Seventeen Member States are organising to secure budgetary envelope for cohesion policy after 2020

Prime Ministers and senior officials from 17 Member States met in Prague on Tuesday 5 November under the banner of “Friends of Cohesion” to stand together to defend the cohesion policy budget envelope in the context of the negotiations on the 2021-2027 Multiannual Financial Framework.

At the end of the summit, the 17 countries (Bulgaria, Czech Republic, Croatia, Cyprus, Estonia, Greece, Hungary, Italy, Latvia, Lithuania, Malta, Poland, Portugal, Romania, Slovakia, Slovenia and Spain) adopted a declaration calling for cohesion policy funding to be maintained at the level of the 2014-2020 budget cycle in current prices.

For them, things are clear: “The significant budget reductions included in the MFF 2021-2027 proposal risk to hinder achieving its Treaty based objectives” in Article 174 of the Treaty on the Functioning of the EU. The group also emphasised: “Any recalculation of national envelopes should ensure that investment power of Member States concerned is protected and maintained at an appropriate level”.

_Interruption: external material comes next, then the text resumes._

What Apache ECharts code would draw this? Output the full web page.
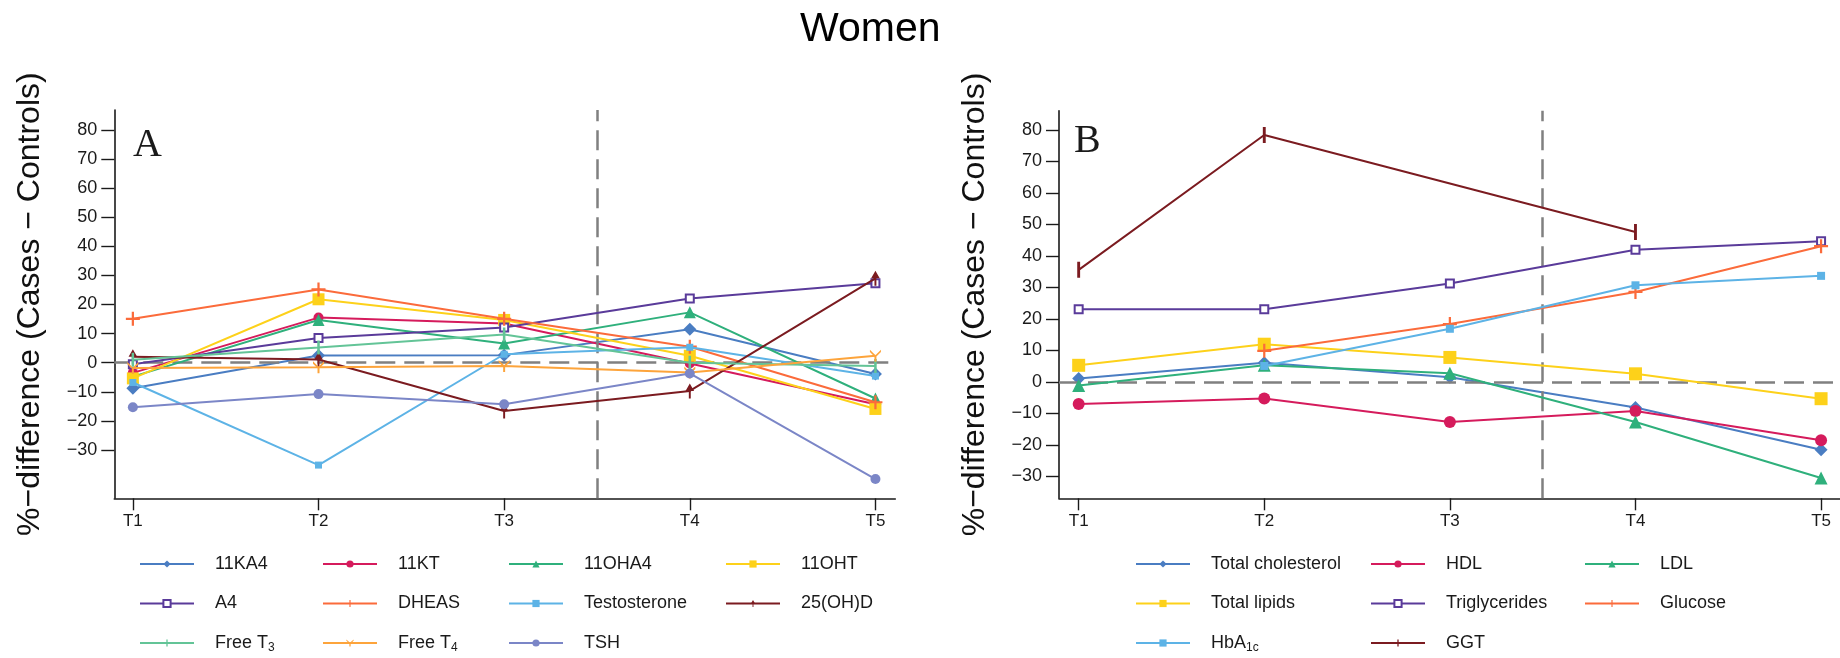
<!DOCTYPE html>
<html>
<head>
<meta charset="utf-8">
<script src="https://cdn.jsdelivr.net/npm/echarts@6/dist/echarts.min.js"></script>
<style>
  html, body { margin: 0; padding: 0; background: #fff; }
  #chart { width: 1840px; height: 658px; }
</style>
</head>
<body>
<div id="chart"></div>
<script>
// ---------------- data ----------------
const timepoints = ['T1', 'T2', 'T3', 'T4', 'T5'];
const yTickValues = [-30, -20, -10, 0, 10, 20, 30, 40, 50, 60, 70, 80];

// Panel A (hormones)
const namesA = ['11KA4', '11KT', '11OHA4', '11OHT', 'A4', 'DHEAS', 'Testosterone', '25(OH)D', 'Free T3', 'Free T4', 'TSH'];
const v11KA4        = [-8.8, 2.5, 2.6, 11.5, -3.9];
const v11KT         = [-3.5, 15.5, 13.5, -0.3, -14.3];
const v11OHA4       = [-4.8, 14.7, 6.6, 17.3, -12.3];
const v11OHT        = [-5.4, 21.8, 14.7, 2.4, -15.9];
const vA4           = [-0.5, 8.5, 12.1, 22.1, 27.3];
const vDHEAS        = [15.1, 25.2, 15.1, 5.5, -13.6];
const vTestosterone = [-6.8, -35.2, 2.9, 5.3, -4.6];
const v25OHD        = [2.0, 1.1, -16.6, -9.7, 29.0];
const vFreeT3       = [1.0, 5.2, 9.7, 0.0, -1.1];
const vFreeT4       = [-1.8, -1.6, -1.1, -3.4, 2.4];
const vTSH          = [-15.3, -10.8, -14.3, -3.7, -40.0];

// Panel B (metabolic markers)
const namesB = ['Total cholesterol', 'HDL', 'LDL', 'Total lipids', 'Triglycerides', 'Glucose', 'HbA1c', 'GGT'];
const vTotalChol    = [1.1, 6.1, 1.5, -8.1, -21.5];
const vHDL          = [-7.0, -5.2, -12.7, -9.2, -18.5];
const vLDL          = [-1.1, 5.3, 2.8, -12.7, -30.5];
const vTotalLipids  = [5.3, 12.0, 7.8, 2.6, -5.3];
const vTriglycerides= [23.1, 23.1, 31.3, 42.0, 44.7];
const vGlucose      = [null, 9.9, 18.4, 28.6, 43.1];
const vHbA1c        = [null, 5.1, 16.9, 30.7, 33.7];
const vGGT          = [35.6, 78.4, null, 47.6, null];

// ---------------- styles ----------------
const FONT = 'Liberation Sans, Arial, sans-serif';
const C = {
  blue: '#4a7dc2', crimson: '#d51b5c', green: '#2fb07c', yellow: '#fdd11a',
  purple: '#5a3b9a', orange: '#fb6b3b', lightblue: '#5db3e6', darkred: '#7b1b20',
  mint: '#63c497', amber: '#fda43b', lavender: '#7b86c7'
};
// custom marker shapes (square bounding boxes so they scale evenly everywhere)
const PLUS  = 'path://M4.2,0H5.8V4.2H10V5.8H5.8V10H4.2V5.8H0V4.2H4.2Z';
const PIPE  = 'path://M0,0L0.01,0L0,0.01ZM4.1,0H5.9V10H4.1ZM10,10L9.99,10L10,9.99Z';
const SPIKE = 'path://M0,0L0.01,0L0,0.01ZM7,0L11,7H7.9V14H6.1V7H3ZM14,14L13.99,14L14,13.99Z';
const YSYM  = 'path://M0,0L5,5L10,0V2.2L5.9,6.3V11H4.1V6.3L0,2.2Z';

const styleA = [
  [C.blue, 'diamond', 13], [C.crimson, 'circle', 10], [C.green, 'triangle', 12], [C.yellow, 'rect', 12],
  [C.purple, 'emptyRect', 8], [C.orange, PLUS, 14], [C.lightblue, 'rect', 7], [C.darkred, SPIKE, 15],
  [C.mint, PIPE, 14], [C.amber, YSYM, [11, 12]], [C.lavender, 'circle', 10]
];
const styleB = [
  [C.blue, 'diamond', 13], [C.crimson, 'circle', 12], [C.green, 'triangle', 13], [C.yellow, 'rect', 13],
  [C.purple, 'emptyRect', 8], [C.orange, PLUS, 14], [C.lightblue, 'rect', 8], [C.darkred, PIPE, 16]
];
const valuesA = [v11KA4, v11KT, v11OHA4, v11OHT, vA4, vDHEAS, vTestosterone, v25OHD, vFreeT3, vFreeT4, vTSH];
const valuesB = [vTotalChol, vHDL, vLDL, vTotalLipids, vTriglycerides, vGlucose, vHbA1c, vGGT];

function toPairs(vals) { return vals.map((v, i) => [i + 1, v]); }

function makeSeries(names, values, styles, gi) {
  return names.map((n, i) => ({
    type: 'line', name: n, xAxisIndex: gi, yAxisIndex: gi,
    data: toPairs(values[i]), connectNulls: true,
    symbol: styles[i][1], symbolSize: styles[i][2],
    lineStyle: { color: styles[i][0], width: 2 },
    itemStyle: { color: styles[i][0], borderColor: styles[i][0], borderWidth: styles[i][1] === 'emptyRect' ? 2 : 0 },
    z: 3 + i
  }));
}

function refSeries(gi) {
  return {
    type: 'line', xAxisIndex: gi, yAxisIndex: gi, data: [], silent: true, z: 1,
    markLine: {
      silent: true, symbol: 'none', animation: false,
      label: { show: false },
      lineStyle: { color: '#808080', width: 2.5, type: [20, 9] },
      data: [{ yAxis: 0 }, { xAxis: 3.5 }]
    }
  };
}

const xAxisBase = (gi, min, max) => ({
  type: 'value', gridIndex: gi, min: min, max: max,
  axisLine: { show: true, onZero: false, lineStyle: { color: '#1a1a1a', width: 1.6 } },
  axisTick: { show: true, length: 12, customValues: [1, 2, 3, 4, 5], lineStyle: { color: '#1a1a1a', width: 1.4 } },
  axisLabel: { customValues: [1, 2, 3, 4, 5], formatter: v => timepoints[Math.round(v) - 1],
               margin: 15, fontSize: 17, color: '#1a1a1a', fontFamily: FONT },
  splitLine: { show: false }
});
const yAxisBase = (gi, min, max) => ({
  type: 'value', gridIndex: gi, min: min, max: max,
  name: '%\u2212difference (Cases \u2212 Controls)', nameLocation: 'middle', nameGap: 68,
  nameTextStyle: { fontSize: 32, color: '#111', fontFamily: FONT },
  axisLine: { show: true, onZero: false, lineStyle: { color: '#1a1a1a', width: 1.6 } },
  axisTick: { show: true, length: 13, customValues: yTickValues, lineStyle: { color: '#1a1a1a', width: 1.4 } },
  axisLabel: { customValues: yTickValues, formatter: v => String(v).replace('-', '\u2212'),
               margin: 17, fontSize: 18, color: '#1a1a1a', fontFamily: FONT },
  splitLine: { show: false }
});

// legends: one per item, in a table layout
const richSub = { sub: { fontSize: 12, fontFamily: FONT, color: '#1a1a1a', padding: [9, 0, 0, 0] } };
function legendLabel(name) {
  if (name === 'Free T3') return 'Free T{sub|3}';
  if (name === 'Free T4') return 'Free T{sub|4}';
  if (name === 'HbA1c') return 'HbA{sub|1c}';
  return name;
}
function makeLegends(names, colX, rowY) {
  return names.map((n, i) => ({
    data: [n], orient: 'horizontal', padding: 0, selectedMode: false,
    left: colX[i % colX.length], top: rowY[Math.floor(i / colX.length)] - 9,
    itemWidth: 54, itemHeight: 9,
    formatter: legendLabel,
    textStyle: { fontSize: 18, color: '#1a1a1a', fontFamily: FONT, padding: [0, 0, 0, 16], rich: richSub }
  }));
}
const rowY = [564, 603.5, 643];
const legends = [].concat(
  makeLegends(namesA, [139, 322, 508, 725], rowY),
  makeLegends(namesB, [1135, 1370, 1584], rowY)
);

const option = {
  animation: false,
  backgroundColor: '#ffffff',
  textStyle: { fontFamily: FONT },
  title: [
    { text: 'Women', left: 795, top: 4, textStyle: { fontSize: 41, fontWeight: 'normal', color: '#000', fontFamily: FONT } },
    { text: 'A', left: 128, top: 120, textStyle: { fontSize: 40, fontWeight: 'normal', color: '#1a1a1a', fontFamily: 'Liberation Serif, Times New Roman, serif' } },
    { text: 'B', left: 1069, top: 116, textStyle: { fontSize: 40, fontWeight: 'normal', color: '#1a1a1a', fontFamily: 'Liberation Serif, Times New Roman, serif' } }
  ],
  grid: [
    { left: 114.3, top: 110, width: 781, height: 388.3 },
    { left: 1059, top: 110.7, width: 781, height: 387.6 }
  ],
  xAxis: [xAxisBase(0, 0.9, 5.107), xAxisBase(1, 0.894, 5.102)],
  yAxis: [yAxisBase(0, -46.62, 86.87), yAxisBase(1, -36.92, 86.13)],
  legend: legends,
  series: [].concat(
    [refSeries(0), refSeries(1)],
    makeSeries(namesA, valuesA, styleA, 0),
    makeSeries(namesB, valuesB, styleB, 1)
  )
};

const chart = echarts.init(document.getElementById('chart'), null, { renderer: 'canvas' });
chart.setOption(option);
</script>
</body>
</html>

Similarly, the 17 countries are calling for cofinancing rates and disbursement rules to be maintained at 2014-2020 levels for 3 years after the end of the European budget cycle - a request strongly rejected by the European Commission (see EUROPE 12321/8). They also demand a pre-financing rate that is “high enough” to take into account the difficulties at the beginning of the implementation of the funds.

In general, the signatories of the declaration would like more flexibility in the allocation of funds between cohesion policy objectives (currently mainly focused on climate objectives) with better account taken of regional and national priorities and also between the different cohesion policies.

The 17 countries are fearful of the new budget proposals of the Finnish Presidency of the Council of the EU, which are expected to be delivered at the end of November or the beginning of December to the European Council. After the summer, the Presidency had already provoked an outcry by suggesting an MFF of between 1.03% and 1.08% of the Twenty-Seven’s Gross National Income (GNI) (see EUROPE 12352/1), compared to 1.114% in the Commission's proposal.

Such a reduction in the overall budget leads some to fear painful budgetary trade-offs between traditional policies (common agricultural policy and cohesion policy) and new priorities (defence, migration, climate, etc.). However, at the beginning of October, the outgoing Budget Commissioner, Günther Oettinger, assured the Committee of the Regions (CoR) that the CAP and cohesion policy would not be subject to severe budget cuts (see EUROPE 12345/8).

Negotiations on cohesion. The budget debate could have an impact on interinstitutional negotiations (trilogues) on the various cohesion policy funds, which are slowly picking up speed. The co-legislators will meet a second time on 12 November to discuss the umbrella regulation laying down common provisions between the various structural and investment funds and will start talks on Interreg on 20 November.